## Begin GIVEN RECORDS

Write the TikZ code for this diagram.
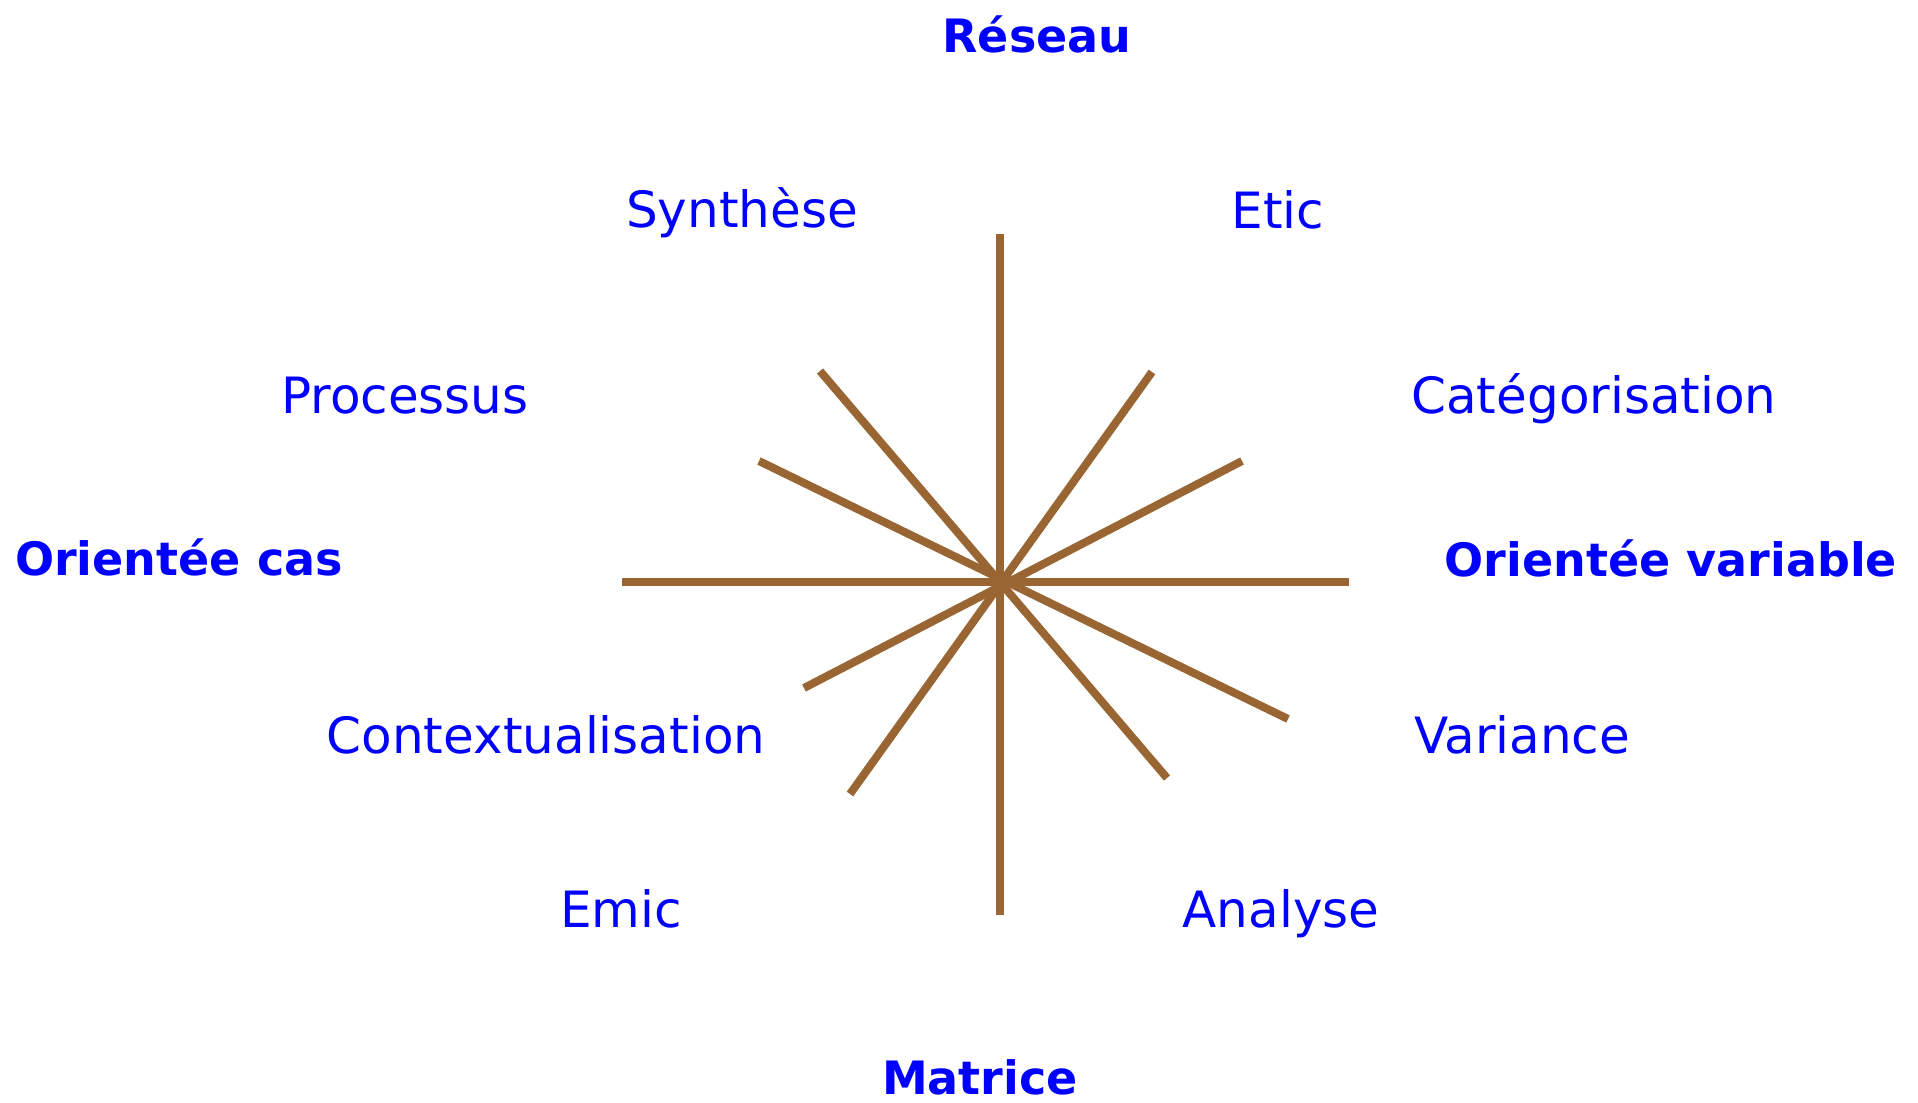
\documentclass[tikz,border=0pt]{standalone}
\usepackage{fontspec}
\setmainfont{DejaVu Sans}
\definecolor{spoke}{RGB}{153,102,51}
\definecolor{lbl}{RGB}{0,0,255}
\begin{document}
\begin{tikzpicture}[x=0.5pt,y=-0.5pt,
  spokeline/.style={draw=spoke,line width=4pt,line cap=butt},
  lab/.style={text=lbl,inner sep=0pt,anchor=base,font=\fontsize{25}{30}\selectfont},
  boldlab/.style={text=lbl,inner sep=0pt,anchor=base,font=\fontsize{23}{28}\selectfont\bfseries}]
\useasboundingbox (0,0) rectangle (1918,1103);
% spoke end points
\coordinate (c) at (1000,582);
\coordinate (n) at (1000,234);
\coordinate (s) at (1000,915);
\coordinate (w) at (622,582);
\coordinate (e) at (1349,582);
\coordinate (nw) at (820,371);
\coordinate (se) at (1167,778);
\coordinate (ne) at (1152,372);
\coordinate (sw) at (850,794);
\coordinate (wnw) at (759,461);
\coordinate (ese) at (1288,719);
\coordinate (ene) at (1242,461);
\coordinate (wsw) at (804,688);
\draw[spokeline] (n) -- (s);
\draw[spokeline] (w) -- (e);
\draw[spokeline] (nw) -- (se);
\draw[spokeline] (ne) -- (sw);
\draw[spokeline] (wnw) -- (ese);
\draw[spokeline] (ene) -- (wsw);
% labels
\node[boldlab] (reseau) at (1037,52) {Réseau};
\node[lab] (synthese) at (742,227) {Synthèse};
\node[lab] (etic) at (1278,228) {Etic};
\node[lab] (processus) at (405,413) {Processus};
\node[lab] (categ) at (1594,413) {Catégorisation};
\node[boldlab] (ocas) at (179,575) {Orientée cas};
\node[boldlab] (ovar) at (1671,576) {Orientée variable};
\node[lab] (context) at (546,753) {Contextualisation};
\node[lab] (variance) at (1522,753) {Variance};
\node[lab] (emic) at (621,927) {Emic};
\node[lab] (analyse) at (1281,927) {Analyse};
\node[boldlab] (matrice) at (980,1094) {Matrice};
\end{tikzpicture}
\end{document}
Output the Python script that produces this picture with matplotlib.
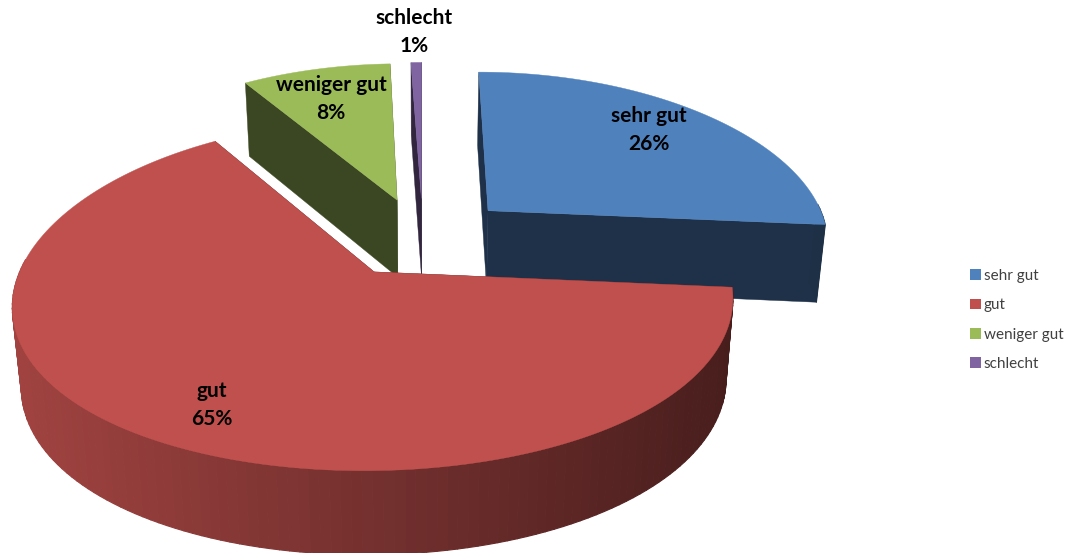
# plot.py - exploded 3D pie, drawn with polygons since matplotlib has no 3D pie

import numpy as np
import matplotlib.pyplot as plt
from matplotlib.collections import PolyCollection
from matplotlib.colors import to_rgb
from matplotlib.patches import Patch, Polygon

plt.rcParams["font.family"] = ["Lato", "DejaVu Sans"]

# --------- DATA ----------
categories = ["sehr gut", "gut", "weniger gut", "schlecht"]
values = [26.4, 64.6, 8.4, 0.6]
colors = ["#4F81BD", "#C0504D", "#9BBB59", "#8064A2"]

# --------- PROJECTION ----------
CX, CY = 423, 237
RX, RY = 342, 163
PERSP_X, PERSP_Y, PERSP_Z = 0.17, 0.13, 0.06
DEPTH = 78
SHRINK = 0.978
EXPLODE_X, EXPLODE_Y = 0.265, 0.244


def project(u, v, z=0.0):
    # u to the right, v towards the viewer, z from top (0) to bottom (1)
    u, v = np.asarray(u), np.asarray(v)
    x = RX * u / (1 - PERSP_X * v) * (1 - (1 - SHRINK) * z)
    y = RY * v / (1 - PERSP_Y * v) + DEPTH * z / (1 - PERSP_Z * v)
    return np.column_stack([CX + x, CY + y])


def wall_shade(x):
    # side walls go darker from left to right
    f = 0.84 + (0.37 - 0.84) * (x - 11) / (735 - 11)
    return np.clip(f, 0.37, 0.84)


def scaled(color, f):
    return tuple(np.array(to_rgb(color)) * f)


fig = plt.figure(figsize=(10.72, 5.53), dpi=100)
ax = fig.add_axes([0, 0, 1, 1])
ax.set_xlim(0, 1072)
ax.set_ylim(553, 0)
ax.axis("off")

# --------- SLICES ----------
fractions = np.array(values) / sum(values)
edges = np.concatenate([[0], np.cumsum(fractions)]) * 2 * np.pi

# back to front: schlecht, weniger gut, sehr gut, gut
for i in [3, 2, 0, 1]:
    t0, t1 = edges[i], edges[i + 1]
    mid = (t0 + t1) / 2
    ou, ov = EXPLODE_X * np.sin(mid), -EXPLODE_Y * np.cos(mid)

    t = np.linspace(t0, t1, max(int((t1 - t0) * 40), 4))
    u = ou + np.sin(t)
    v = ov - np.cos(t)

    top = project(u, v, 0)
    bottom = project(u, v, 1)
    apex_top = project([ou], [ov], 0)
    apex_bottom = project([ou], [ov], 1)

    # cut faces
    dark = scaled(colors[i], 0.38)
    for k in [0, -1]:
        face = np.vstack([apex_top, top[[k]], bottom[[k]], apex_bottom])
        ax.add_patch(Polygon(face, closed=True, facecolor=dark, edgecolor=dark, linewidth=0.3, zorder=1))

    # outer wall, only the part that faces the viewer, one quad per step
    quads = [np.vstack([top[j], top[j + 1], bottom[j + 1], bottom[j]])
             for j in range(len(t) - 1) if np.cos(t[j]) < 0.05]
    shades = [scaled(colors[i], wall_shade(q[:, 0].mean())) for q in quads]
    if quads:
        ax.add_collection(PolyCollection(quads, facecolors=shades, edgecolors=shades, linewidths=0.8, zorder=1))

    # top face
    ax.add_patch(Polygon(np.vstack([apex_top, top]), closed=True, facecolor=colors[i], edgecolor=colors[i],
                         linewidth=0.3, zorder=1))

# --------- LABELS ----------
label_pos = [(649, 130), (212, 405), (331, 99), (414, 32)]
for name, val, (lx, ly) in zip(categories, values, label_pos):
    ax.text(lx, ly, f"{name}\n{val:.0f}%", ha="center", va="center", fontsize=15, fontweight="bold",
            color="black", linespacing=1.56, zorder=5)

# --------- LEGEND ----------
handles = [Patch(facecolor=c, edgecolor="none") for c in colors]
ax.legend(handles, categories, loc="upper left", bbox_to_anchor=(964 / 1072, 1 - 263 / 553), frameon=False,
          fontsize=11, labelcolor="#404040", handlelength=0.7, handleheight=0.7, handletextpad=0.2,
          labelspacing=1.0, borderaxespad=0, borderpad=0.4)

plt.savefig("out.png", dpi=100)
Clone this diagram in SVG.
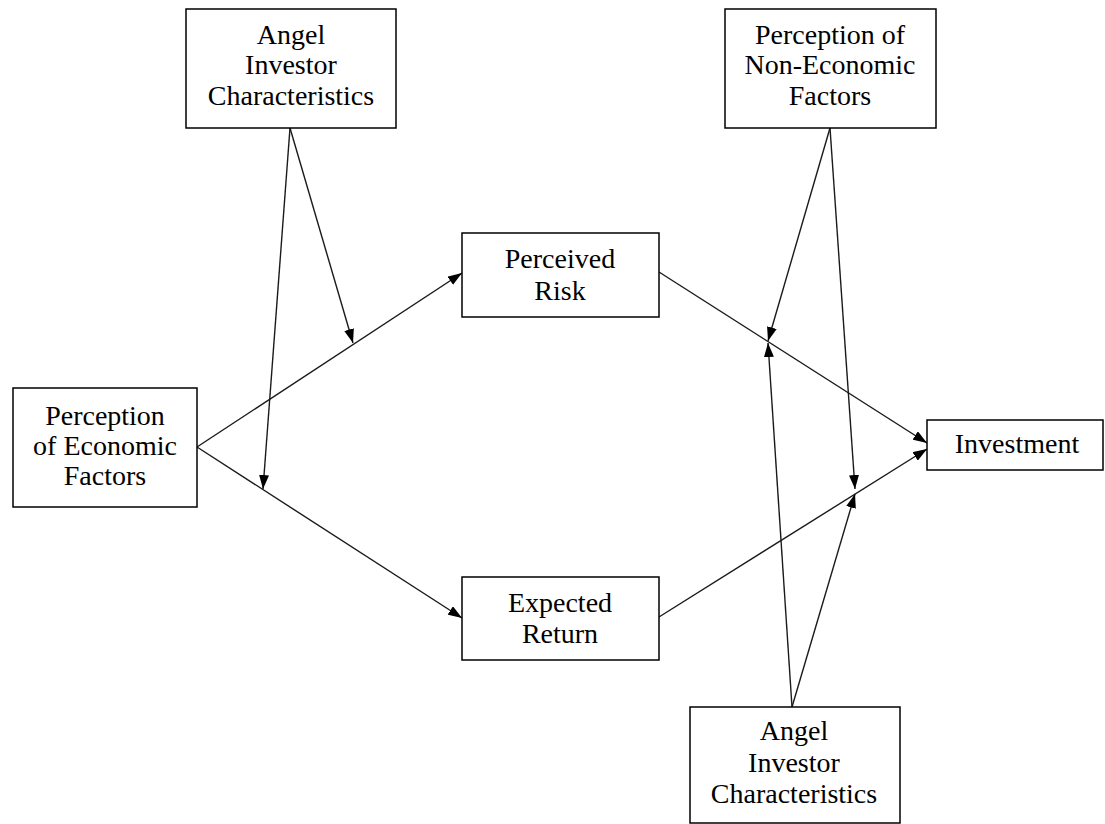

## End GIVEN RECORDS

■ **REQUIRED WORK**: Leave out the pictures and copy the rest of the material above exactly.

■ **COMPLETE RESPONSE**:
Write the TikZ code for this diagram.
\documentclass[tikz,border=0pt]{standalone}
\usepackage{fontspec}
\setmainfont{DejaVu Sans}
\definecolor{spoke}{RGB}{153,102,51}
\definecolor{lbl}{RGB}{0,0,255}
\begin{document}
\begin{tikzpicture}[x=0.5pt,y=-0.5pt,
  spokeline/.style={draw=spoke,line width=4pt,line cap=butt},
  lab/.style={text=lbl,inner sep=0pt,anchor=base,font=\fontsize{25}{30}\selectfont},
  boldlab/.style={text=lbl,inner sep=0pt,anchor=base,font=\fontsize{23}{28}\selectfont\bfseries}]
\useasboundingbox (0,0) rectangle (1918,1103);
% spoke end points
\coordinate (c) at (1000,582);
\coordinate (n) at (1000,234);
\coordinate (s) at (1000,915);
\coordinate (w) at (622,582);
\coordinate (e) at (1349,582);
\coordinate (nw) at (820,371);
\coordinate (se) at (1167,778);
\coordinate (ne) at (1152,372);
\coordinate (sw) at (850,794);
\coordinate (wnw) at (759,461);
\coordinate (ese) at (1288,719);
\coordinate (ene) at (1242,461);
\coordinate (wsw) at (804,688);
\draw[spokeline] (n) -- (s);
\draw[spokeline] (w) -- (e);
\draw[spokeline] (nw) -- (se);
\draw[spokeline] (ne) -- (sw);
\draw[spokeline] (wnw) -- (ese);
\draw[spokeline] (ene) -- (wsw);
% labels
\node[boldlab] (reseau) at (1037,52) {Réseau};
\node[lab] (synthese) at (742,227) {Synthèse};
\node[lab] (etic) at (1278,228) {Etic};
\node[lab] (processus) at (405,413) {Processus};
\node[lab] (categ) at (1594,413) {Catégorisation};
\node[boldlab] (ocas) at (179,575) {Orientée cas};
\node[boldlab] (ovar) at (1671,576) {Orientée variable};
\node[lab] (context) at (546,753) {Contextualisation};
\node[lab] (variance) at (1522,753) {Variance};
\node[lab] (emic) at (621,927) {Emic};
\node[lab] (analyse) at (1281,927) {Analyse};
\node[boldlab] (matrice) at (980,1094) {Matrice};
\end{tikzpicture}
\end{document}
Output the Python script that produces this picture with matplotlib.
# plot.py - exploded 3D pie, drawn with polygons since matplotlib has no 3D pie

import numpy as np
import matplotlib.pyplot as plt
from matplotlib.collections import PolyCollection
from matplotlib.colors import to_rgb
from matplotlib.patches import Patch, Polygon

plt.rcParams["font.family"] = ["Lato", "DejaVu Sans"]

# --------- DATA ----------
categories = ["sehr gut", "gut", "weniger gut", "schlecht"]
values = [26.4, 64.6, 8.4, 0.6]
colors = ["#4F81BD", "#C0504D", "#9BBB59", "#8064A2"]

# --------- PROJECTION ----------
CX, CY = 423, 237
RX, RY = 342, 163
PERSP_X, PERSP_Y, PERSP_Z = 0.17, 0.13, 0.06
DEPTH = 78
SHRINK = 0.978
EXPLODE_X, EXPLODE_Y = 0.265, 0.244


def project(u, v, z=0.0):
    # u to the right, v towards the viewer, z from top (0) to bottom (1)
    u, v = np.asarray(u), np.asarray(v)
    x = RX * u / (1 - PERSP_X * v) * (1 - (1 - SHRINK) * z)
    y = RY * v / (1 - PERSP_Y * v) + DEPTH * z / (1 - PERSP_Z * v)
    return np.column_stack([CX + x, CY + y])


def wall_shade(x):
    # side walls go darker from left to right
    f = 0.84 + (0.37 - 0.84) * (x - 11) / (735 - 11)
    return np.clip(f, 0.37, 0.84)


def scaled(color, f):
    return tuple(np.array(to_rgb(color)) * f)


fig = plt.figure(figsize=(10.72, 5.53), dpi=100)
ax = fig.add_axes([0, 0, 1, 1])
ax.set_xlim(0, 1072)
ax.set_ylim(553, 0)
ax.axis("off")

# --------- SLICES ----------
fractions = np.array(values) / sum(values)
edges = np.concatenate([[0], np.cumsum(fractions)]) * 2 * np.pi

# back to front: schlecht, weniger gut, sehr gut, gut
for i in [3, 2, 0, 1]:
    t0, t1 = edges[i], edges[i + 1]
    mid = (t0 + t1) / 2
    ou, ov = EXPLODE_X * np.sin(mid), -EXPLODE_Y * np.cos(mid)

    t = np.linspace(t0, t1, max(int((t1 - t0) * 40), 4))
    u = ou + np.sin(t)
    v = ov - np.cos(t)

    top = project(u, v, 0)
    bottom = project(u, v, 1)
    apex_top = project([ou], [ov], 0)
    apex_bottom = project([ou], [ov], 1)

    # cut faces
    dark = scaled(colors[i], 0.38)
    for k in [0, -1]:
        face = np.vstack([apex_top, top[[k]], bottom[[k]], apex_bottom])
        ax.add_patch(Polygon(face, closed=True, facecolor=dark, edgecolor=dark, linewidth=0.3, zorder=1))

    # outer wall, only the part that faces the viewer, one quad per step
    quads = [np.vstack([top[j], top[j + 1], bottom[j + 1], bottom[j]])
             for j in range(len(t) - 1) if np.cos(t[j]) < 0.05]
    shades = [scaled(colors[i], wall_shade(q[:, 0].mean())) for q in quads]
    if quads:
        ax.add_collection(PolyCollection(quads, facecolors=shades, edgecolors=shades, linewidths=0.8, zorder=1))

    # top face
    ax.add_patch(Polygon(np.vstack([apex_top, top]), closed=True, facecolor=colors[i], edgecolor=colors[i],
                         linewidth=0.3, zorder=1))

# --------- LABELS ----------
label_pos = [(649, 130), (212, 405), (331, 99), (414, 32)]
for name, val, (lx, ly) in zip(categories, values, label_pos):
    ax.text(lx, ly, f"{name}\n{val:.0f}%", ha="center", va="center", fontsize=15, fontweight="bold",
            color="black", linespacing=1.56, zorder=5)

# --------- LEGEND ----------
handles = [Patch(facecolor=c, edgecolor="none") for c in colors]
ax.legend(handles, categories, loc="upper left", bbox_to_anchor=(964 / 1072, 1 - 263 / 553), frameon=False,
          fontsize=11, labelcolor="#404040", handlelength=0.7, handleheight=0.7, handletextpad=0.2,
          labelspacing=1.0, borderaxespad=0, borderpad=0.4)

plt.savefig("out.png", dpi=100)
Clone this diagram in SVG.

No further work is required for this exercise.